CLEVELAND — Dr. Brian Monahan remembers Sept. 11, 2001, like it was yesterday.
”I was at the Disaster Research Center doing my normal work on some projects and this happened,” said Monahan. “We were all riveted to the television and quickly saw the emergency response components taking shape and began to think of it as storylines.”
A few days after the attacks, he went to New York as part of a disaster response research team to observe and gather information for research.
“By the morning of the 13th, we were in the city walking around, making those connections, observing. We did that for a couple of days,” said Monahan. “One of the things that struck me and led to me doing the research I did was the mood of the city seemed not that different than what I had seen other times I had been to New York City. Obviously, people were sad and they were focused on this event but in terms of over the period of a couple of days lots of people also had to live their lives and go on the streets and commute to where they were going and other things.”
While that day is forever etched in his memory, things are different for some students on the campus at Baldwin Wallace where he teaches.
Most students have no memory at all of life before Sept. 11, 2001, because they were either babies or not yet born. Their knowledge of the day instead comes from others.
“Well my mom was just watching me sitting on the couch and I was only a month old. I was actually born on Aug. 11. And she just stood there and didn’t know what to do. She just froze,” said Hunter Kupniewski.
Faith Miller wasn’t even born yet when the terrorist attacks occurred.
“My mom told me a bit about it. Like what she was doing and like how she was worried about my siblings, my older siblings and everything,” said Faith Miller.
They’ve also learned about it in school.
For them, it’s even hard to feel the emotional connection to the day that their parents and generations before them feel.
“I told my mom . . . whenever I watch the video I can watch the video with no problem because I’ve seen it in school so many times and my mom said she can’t watch the video because it’s too heartbreaking,” said Miller.
Monahan said as we continue to be generations removed from the attacks the younger generations’ connection to the attacks will be less.

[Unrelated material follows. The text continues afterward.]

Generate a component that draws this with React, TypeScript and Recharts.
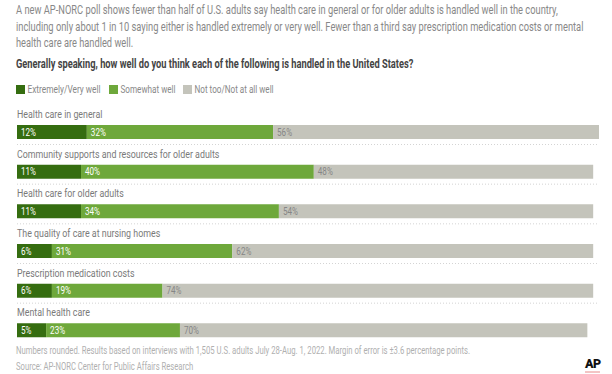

“The generation removed from this removes sort of the where and the when from that sort of where were you when moment. So it’s a moment that you’ve heard about and know is significant but you don’t have a deep connection to it,” said Monahan.
“And more importantly, the stories you’ve been given continue to get sort of shrunk or truncated as the years go by; and so you get a very kind of brief description and overview of the event without all of the details of those who were connected to it from personal experience or the media in the year it happened or the years thereafter.”